Military commissaries should increase some prices, carry a private-label brand and lower employee wages, according to a new independent report.
Those changes, which the highly anticipated document calls "win-win," along with other proposals to increase some local product sourcing and streamline operations, could result in annual savings of between $420 and $670 million -- but take three to nine years to implement.
The $1.4 million study, ordered by Congress in the 2015 National Defense Authorization Act, was conducted by the Boston Consulting Group on behalf of the Defense Department. Although not yet publicly available, a copy was obtained by Military.com.
The commissary system annually receives a $1.4 billion subsidy. Lawmakers and Defense officials have for several years proposed changes that critics warn would effectively defund the system and potentially result in higher prices and limited hours of operations.
Central to the changes proposed in the new report is for lawmakers repeal a rule that requires the Defense Commissary Agency to sell goods at wholesale plus a 5 percent surcharge, known as the "cost-plus" model. Instead the study recommends officials permitted to use a "variable pricing" system that allows them to set their own prices based on regional markets and the cost of goods.
A measure that would make that change is pending final approval by lawmakers as part of the 2016 version of the defense bill.
What the report does not recommend is raising prices across the board, an idea that has been floated in a variety of other plans and budget proposals. Instead, it suggests for officials reform to how they measure the savings shoppers get from using the commissary, then price items based on those findings.
Pentagon officials report that commission shoppers, on average, save about 30 percent by using the base stores compared to commercial outlets, officials report. The study’s authors, however, found shoppers save between 16 and 21 percent, depending on region and items purchased.
By varying prices to consistently stay within that savings window, rather than simply selling items at cost, the defense agency, known as DeCA, could turn a profit, according to the report. Doing so, however, would likely result in some price increases, it states.
"Some categories that are currently under-priced relative to the market (most notably meat) would likely increase in price," the report states.
The study dismisses as too risky Pentagon and lawmaker proposals of across-the-board price increases. A survey of 14,500 shoppers conducted as part of the research showed that a price increase of even 5 percent would result in a drop 25-percent drop in commissary trips. Instead, they said a small 1- to 3-percent increase could be safely done after prices are "normalized" regionally.
"Regardless of whether government decision-makers choose to pursue price increases, moving away from cost-plus pricing is critical to achieving many of the opportunities available to DeCA," the reports states.
Carrying a private-label brand could also bring a profit, according to the study.
Instead of creating and producing their own generic brand, which comes with significant initial costs, the study recommends for officials to co-opt the preexisting private-label brand of another company, such as Costco’s Kirkland brand. Doing so could bring a 20- to 30-percent profit margin while still resulting in prices below those of national brands, it says.

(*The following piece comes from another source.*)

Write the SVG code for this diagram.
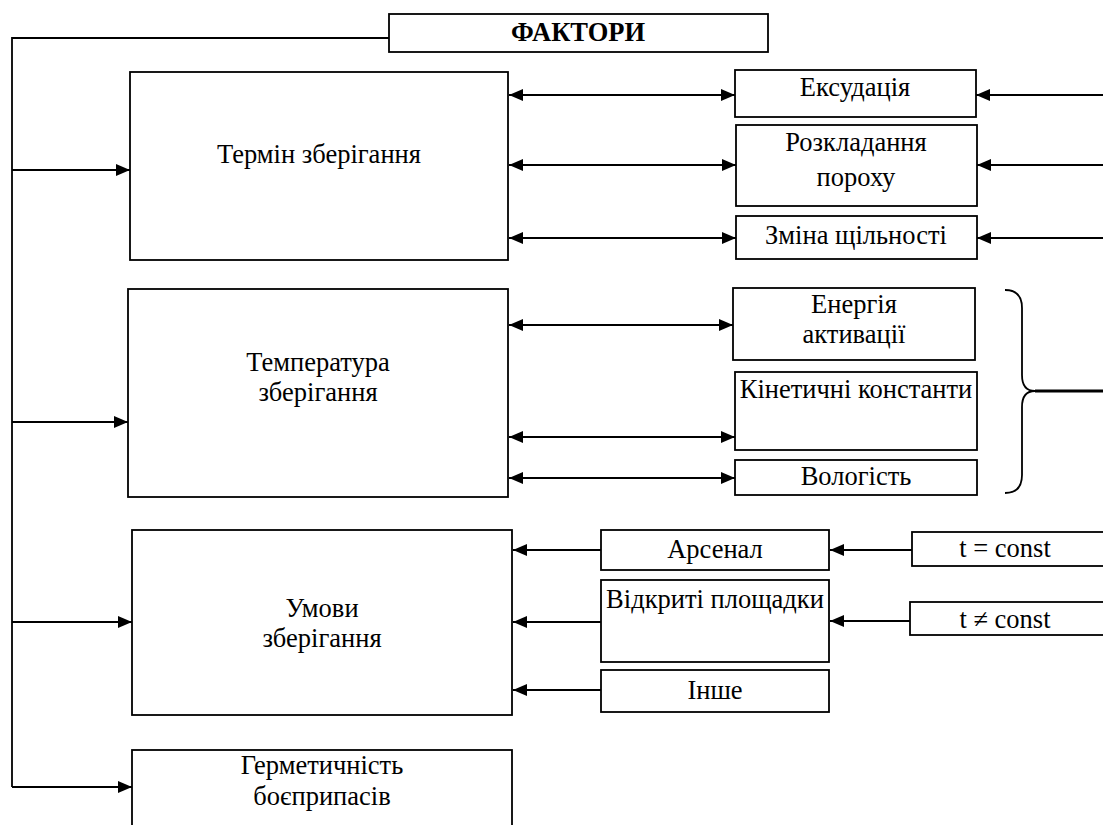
<svg xmlns="http://www.w3.org/2000/svg" width="1103" height="825" viewBox="0 0 1103 825">
<defs>
<marker id="ah" viewBox="0 0 14 12" refX="14" refY="6" markerWidth="14" markerHeight="12" markerUnits="userSpaceOnUse" orient="auto-start-reverse">
<path d="M0,0 L14,6 L0,12 Z" fill="#000"/>
</marker>
<style>
.b{fill:#fff;stroke:#000;stroke-width:1.8}
.t{font-family:"Liberation Serif","Times New Roman",serif;font-size:26.5px;fill:#000;text-anchor:middle}
.c{fill:none;stroke:#000;stroke-width:1.8}
</style>
</defs>
<rect width="1103" height="825" fill="#fff"/>
<g id="connectors">
<polyline class="c" points="389,38 12,38 12,787"/>
<line class="c" x1="12" y1="170" x2="130" y2="170" marker-end="url(#ah)"/>
<line class="c" x1="12" y1="422" x2="128" y2="422" marker-end="url(#ah)"/>
<line class="c" x1="12" y1="622" x2="132" y2="622" marker-end="url(#ah)"/>
<line class="c" x1="12" y1="787" x2="132" y2="787" marker-end="url(#ah)"/>
<line class="c" x1="509" y1="95" x2="735" y2="95" marker-start="url(#ah)" marker-end="url(#ah)"/>
<line class="c" x1="509" y1="165" x2="736" y2="165" marker-start="url(#ah)" marker-end="url(#ah)"/>
<line class="c" x1="509" y1="238" x2="736" y2="238" marker-start="url(#ah)" marker-end="url(#ah)"/>
<line class="c" x1="1103" y1="95" x2="976" y2="95" marker-end="url(#ah)"/>
<line class="c" x1="1103" y1="165" x2="977" y2="165" marker-end="url(#ah)"/>
<line class="c" x1="1103" y1="238" x2="977" y2="238" marker-end="url(#ah)"/>
<line class="c" x1="509" y1="325" x2="733" y2="325" marker-start="url(#ah)" marker-end="url(#ah)"/>
<line class="c" x1="509" y1="437" x2="735" y2="437" marker-start="url(#ah)" marker-end="url(#ah)"/>
<line class="c" x1="509" y1="478" x2="735" y2="478" marker-start="url(#ah)" marker-end="url(#ah)"/>
<path class="c" d="M1005,290 Q1022,290 1022,308 L1022,375 Q1022,391 1035,391 Q1022,391 1022,407 L1022,475 Q1022,493 1005,493"/>
<line x1="1035" y1="391" x2="1103" y2="391" stroke="#000" stroke-width="3"/>
<line class="c" x1="601" y1="550" x2="513" y2="550" marker-end="url(#ah)"/>
<line class="c" x1="601" y1="622" x2="513" y2="622" marker-end="url(#ah)"/>
<line class="c" x1="601" y1="690" x2="513" y2="690" marker-end="url(#ah)"/>
<line class="c" x1="912" y1="550" x2="830" y2="550" marker-end="url(#ah)"/>
<line class="c" x1="910" y1="621" x2="830" y2="621" marker-end="url(#ah)"/>
</g>
<g id="n-faktory"><rect class="b" x="389" y="14" width="379" height="38"/><text class="t" x="578" y="41" font-weight="bold">ФАКТОРИ</text></g>
<g id="n-termin"><rect class="b" x="130" y="72" width="378" height="188"/><text class="t" x="319" y="163">Термін зберігання</text></g>
<g id="n-temp"><rect class="b" x="128" y="289" width="380" height="208"/><text class="t" x="318" y="371">Температура</text><text class="t" x="318" y="401">зберігання</text></g>
<g id="n-umovy"><rect class="b" x="132" y="530" width="380" height="185"/><text class="t" x="322" y="617">Умови</text><text class="t" x="322" y="647">зберігання</text></g>
<g id="n-herm"><rect class="b" x="132" y="750" width="380" height="90"/><text class="t" x="322" y="774">Герметичність</text><text class="t" x="322" y="805">боєприпасів</text></g>
<g id="n-eksud"><rect class="b" x="735" y="70" width="241" height="47"/><text class="t" x="855" y="96">Ексудація</text></g>
<g id="n-rozkl"><rect class="b" x="736" y="125" width="241" height="81"/><text class="t" x="856" y="151">Розкладання</text><text class="t" x="856" y="186">пороху</text></g>
<g id="n-zmina"><rect class="b" x="736" y="216" width="241" height="43"/><text class="t" x="856" y="244">Зміна щільності</text></g>
<g id="n-energ"><rect class="b" x="733" y="288" width="242" height="72"/><text class="t" x="854" y="313">Енергія</text><text class="t" x="854" y="343">активації</text></g>
<g id="n-kinet"><rect class="b" x="735" y="372" width="242" height="78"/><text class="t" x="856" y="398">Кінетичні константи</text></g>
<g id="n-volog"><rect class="b" x="735" y="460" width="242" height="35"/><text class="t" x="856" y="485">Вологість</text></g>
<g id="n-arsenal"><rect class="b" x="601" y="530" width="228" height="40"/><text class="t" x="715" y="558">Арсенал</text></g>
<g id="n-vidkr"><rect class="b" x="601" y="580" width="228" height="82"/><text class="t" x="715" y="608">Відкриті площадки</text></g>
<g id="n-inshe"><rect class="b" x="601" y="670" width="228" height="42"/><text class="t" x="715" y="699">Інше</text></g>
<g id="n-tconst"><rect class="b" x="912" y="532" width="200" height="34"/><text class="t" x="1005" y="557">t = const</text></g>
<g id="n-tnconst"><rect class="b" x="910" y="602" width="200" height="33"/><text class="t" x="1005" y="628">t ≠ const</text></g>
</svg>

Another change proposed in the report would move all commissary employees from the current general schedule or wage grade system to a so-called non-appropriated funds, or NAF, status. The suggestion mirrors a plan in a report released earlier this year by the Military Compensation and Retirement Modernization Commission.
Because NAF employees often earn less, have different benefits and can be more easily hired and fired, the system could annually save between $125 and $225 million by changing systems, the Boston Consulting Group argued.
Employees would convert to the new system over two years during which they would maintain their current pay levels, the report suggests. Other benefits, such as their current retirement plans, would also move with them. New employees would be hired under the revised pay and benefits system.
Defense budget documents estimate that for 2015, the Defense Commissary Agency will spend $792 million on employee costs at 241 stores worldwide. For 2016, the agency projects that it will staff over 16,000 employees, with about 13,000 of those full-time. About 64 percent of current employees have a military affiliation, with about 28 percent of those being military spouses, according to the commission.
Other suggestions from the Boston Consulting Group include increasing local sourcing both stateside and overseas for some products, like bottled water and cleaning supplies, for an annual savings of between $5 and $10 million. Another proposal would streamline the way stores are laid-out to include more space for goods.
Still another recommendation calls for merging commissary and exchange shipping and operations for a $40 to $60 million annual savings. But the study rejected combining all commissary and exchange operations. Instead, it suggests the three military exchange companies operating on behalf of the Army, Air Force Exchange Service the Navy Exchange and the Marine Corps Exchange combine their operations into a single service. That move could save between $175 $265 million, the report states.